In particular, Article 21 permits countries to take actions which they consider necessary for the protection of their essential security interests with respect to (i) fissionable materials, (ii) traffic in arms, ammunition and implements of war and (iii) actions taken in time of war or other emergencies in international relations.
Chips are not fissionable material. While the BIS claims that high-performance chips can be used in advanced military systems, including weapons of mass destruction, they are a general-purpose technology rather than arms or ammunition. Indeed, according to the Boston Consulting Group, the US Department of Defense accounts for just 1 percent of the US chip industry’s revenue.
Thus, for the US to justify its actions under WTO rules, it would have to argue that it was already at war with China. While this would be a bizarre line of reasoning, consider that the US’s lawyers justified the 2018-19 tariffs by arguing that Chinese trading practices violated American public morals. Unsurprisingly, the WTO panel did not accept this line of reasoning.

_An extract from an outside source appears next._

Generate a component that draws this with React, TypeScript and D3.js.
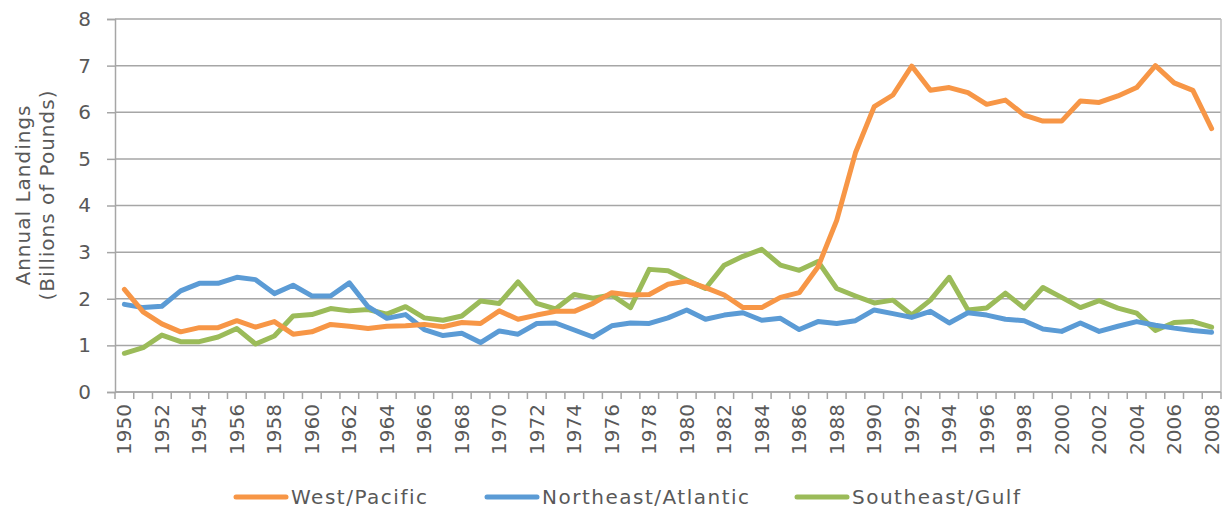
import React, { useEffect, useRef } from "react";
import * as d3 from "d3";

// years on the category axis
const years: number[] = d3.range(1950, 2009);

// billions of pounds
const westPacific: number[] = [
  2.2, 1.72, 1.46, 1.29, 1.38, 1.38, 1.53, 1.39, 1.51, 1.24,
  1.29, 1.45, 1.41, 1.36, 1.41, 1.42, 1.45, 1.4, 1.49, 1.47,
  1.74, 1.56, 1.65, 1.73, 1.73, 1.9, 2.13, 2.08, 2.09, 2.31,
  2.38, 2.24, 2.08, 1.81, 1.81, 2.03, 2.13, 2.68, 3.68, 5.13,
  6.12, 6.37, 6.99, 6.47, 6.53, 6.42, 6.17, 6.26, 5.94, 5.81,
  5.81, 6.24, 6.21, 6.35, 6.53, 7.0, 6.63, 6.47, 5.65,
];
const northeastAtlantic: number[] = [
  1.88, 1.81, 1.84, 2.17, 2.33, 2.33, 2.46, 2.41, 2.11, 2.29,
  2.06, 2.06, 2.34, 1.83, 1.58, 1.66, 1.34, 1.21, 1.26, 1.06,
  1.31, 1.24, 1.47, 1.48, 1.33, 1.18, 1.42, 1.48, 1.47, 1.59,
  1.76, 1.56, 1.65, 1.7, 1.54, 1.58, 1.34, 1.51, 1.47, 1.53,
  1.76, 1.68, 1.6, 1.73, 1.48, 1.7, 1.65, 1.56, 1.53, 1.35,
  1.3, 1.48, 1.3, 1.41, 1.51, 1.43, 1.37, 1.32, 1.28,
];
const southeastGulf: number[] = [
  0.83, 0.95, 1.22, 1.08, 1.08, 1.18, 1.36, 1.03, 1.2, 1.63,
  1.66, 1.79, 1.74, 1.77, 1.67, 1.83, 1.59, 1.54, 1.63, 1.95,
  1.9, 2.36, 1.9, 1.78, 2.09, 2.01, 2.08, 1.81, 2.63, 2.6,
  2.4, 2.22, 2.72, 2.91, 3.06, 2.72, 2.61, 2.8, 2.22, 2.06,
  1.91, 1.97, 1.65, 1.97, 2.46, 1.76, 1.8, 2.12, 1.8, 2.24,
  2.03, 1.81, 1.96, 1.8, 1.69, 1.32, 1.49, 1.51, 1.39,
];

const seriesNames: string[] = ["West/Pacific", "Northeast/Atlantic", "Southeast/Gulf"];
const seriesColors: string[] = ["#F79646", "#5B9BD5", "#9BBB59"];
const yTicks: number[] = [0, 1, 2, 3, 4, 5, 6, 7, 8];

const width = 1223;
const height = 510;
const font = "'DejaVu Sans', sans-serif";
const textColor = "#595959";

export default function App() {
  const ref = useRef<SVGSVGElement | null>(null);

  useEffect(() => {
    const svg = d3.select(ref.current);
    svg.selectAll("*").remove();

    const x = d3.scaleBand<number>().domain(years).range([115, 1221]);
    const y = d3.scaleLinear().domain([0, 8]).range([392, 19]);
    const cx = (yr: number) => (x(yr) as number) + x.bandwidth() / 2;

    // horizontal gridlines
    svg.append("g")
      .selectAll("line")
      .data(yTicks)
      .enter()
      .append("line")
      .attr("x1", 115)
      .attr("x2", 1221)
      .attr("y1", (d) => y(d))
      .attr("y2", (d) => y(d))
      .attr("stroke", "#A6A6A6")
      .attr("stroke-width", 1.5);

    // right border of the plot area
    svg.append("line")
      .attr("x1", 1221).attr("x2", 1221)
      .attr("y1", y(8)).attr("y2", y(0))
      .attr("stroke", "#BFBFBF").attr("stroke-width", 1.5);

    // left axis
    const yAxis = svg.append("g")
      .attr("transform", "translate(115,0)")
      .call(d3.axisLeft(y).tickValues(yTicks).tickSize(8).tickPadding(16).tickFormat(d3.format("d")));
    yAxis.select(".domain").attr("stroke", "#A6A6A6").attr("stroke-width", 1.5);
    yAxis.selectAll(".tick line").attr("stroke", "#A6A6A6").attr("stroke-width", 1.5);
    yAxis.selectAll(".tick text")
      .attr("fill", textColor)
      .style("font-family", font)
      .style("font-size", "20px");

    // bottom axis: ticks between categories
    const xAxis = svg.append("g").attr("transform", `translate(0,${y(0)})`);
    xAxis.append("line")
      .attr("x1", 115).attr("x2", 1221)
      .attr("stroke", "#A6A6A6").attr("stroke-width", 1.5);
    xAxis.selectAll("line.tk")
      .data(years.concat([2009]))
      .enter()
      .append("line")
      .attr("class", "tk")
      .attr("x1", (d, i) => 115 + i * x.step())
      .attr("x2", (d, i) => 115 + i * x.step())
      .attr("y1", 0)
      .attr("y2", 7)
      .attr("stroke", "#A6A6A6")
      .attr("stroke-width", 1.5);
    xAxis.selectAll("text")
      .data(years.filter((d) => d % 2 === 0))
      .enter()
      .append("text")
      .text((d) => d)
      .attr("transform", (d) => `translate(${cx(d) + 7},12) rotate(-90)`)
      .attr("text-anchor", "end")
      .attr("fill", textColor)
      .style("font-family", font)
      .style("font-size", "20px");

    // y axis title
    const title = svg.append("g").attr("transform", "translate(0,195) rotate(-90)");
    title.append("text").text("Annual Landings")
      .attr("x", 0).attr("y", 30)
      .attr("text-anchor", "middle").attr("fill", textColor)
      .style("font-family", font).style("font-size", "20px")
      .style("letter-spacing", "1px");
    title.append("text").text("(Billions of Pounds)")
      .attr("x", 0).attr("y", 54)
      .attr("text-anchor", "middle").attr("fill", textColor)
      .style("font-family", font).style("font-size", "20px")
      .style("letter-spacing", "1px");

    // lines
    const allSeries = [westPacific, northeastAtlantic, southeastGulf];
    const line = d3.line<number>()
      .x((d, i) => cx(years[i]))
      .y((d) => y(d));
    // green under blue under orange, as in the original
    [2, 1, 0].forEach((k) => {
      svg.append("path")
        .datum(allSeries[k])
        .attr("d", line)
        .attr("fill", "none")
        .attr("stroke", seriesColors[k])
        .attr("stroke-width", 5)
        .attr("stroke-linejoin", "round")
        .attr("stroke-linecap", "round");
    });

    // legend
    const legendX = [236, 487, 797];
    const lg = svg.append("g").attr("transform", "translate(0,497)");
    seriesNames.forEach((name, i) => {
      lg.append("line")
        .attr("x1", legendX[i]).attr("x2", legendX[i] + 50)
        .attr("stroke", seriesColors[i]).attr("stroke-width", 5)
        .attr("stroke-linecap", "round");
      lg.append("text").text(name)
        .attr("x", legendX[i] + 55).attr("y", 7)
        .attr("fill", textColor)
        .style("font-family", font).style("font-size", "20px")
        .style("letter-spacing", "1.5px");
    });
  }, []);

  return (
    <svg
      ref={ref}
      width={width}
      height={height}
      style={{ position: "absolute", left: 0, top: 0, background: "#fff" }}
    />
  );
}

Of course, China is unlikely to receive any meaningful satisfaction from a future WTO panel ruling that the US’s chip export ban is inconsistent with its obligations. That’s because the US can, once again, appeal an unfavourable ruling into oblivion.
US disdain for the WTO has undermined three-quarters of a century of rules-based trade policy. In addition, the chip export ban threatens to reduce the speed of global innovation and the improvement of living standards. The BIS’s rules are designed to prevent China from reaching the technological frontier for chips, supercomputers and artificial intelligence. However, with the Chinese market closed, international firms will have less revenue to support research and development. Their ability to develop better technologies will suffer as a result of this lose-lose policy.
Industry experts argue that China may be able to manage the BIS’s actions in the near term. Last year’s chip shortage has turned into a surplus as the demand for personal computers has fallen.
Moreover, major international firms have received waivers that will allow them to continue operating their factories in China for the next year. Over the medium term, however, China and the global chip industry will need to find creative solutions to these trade restrictions.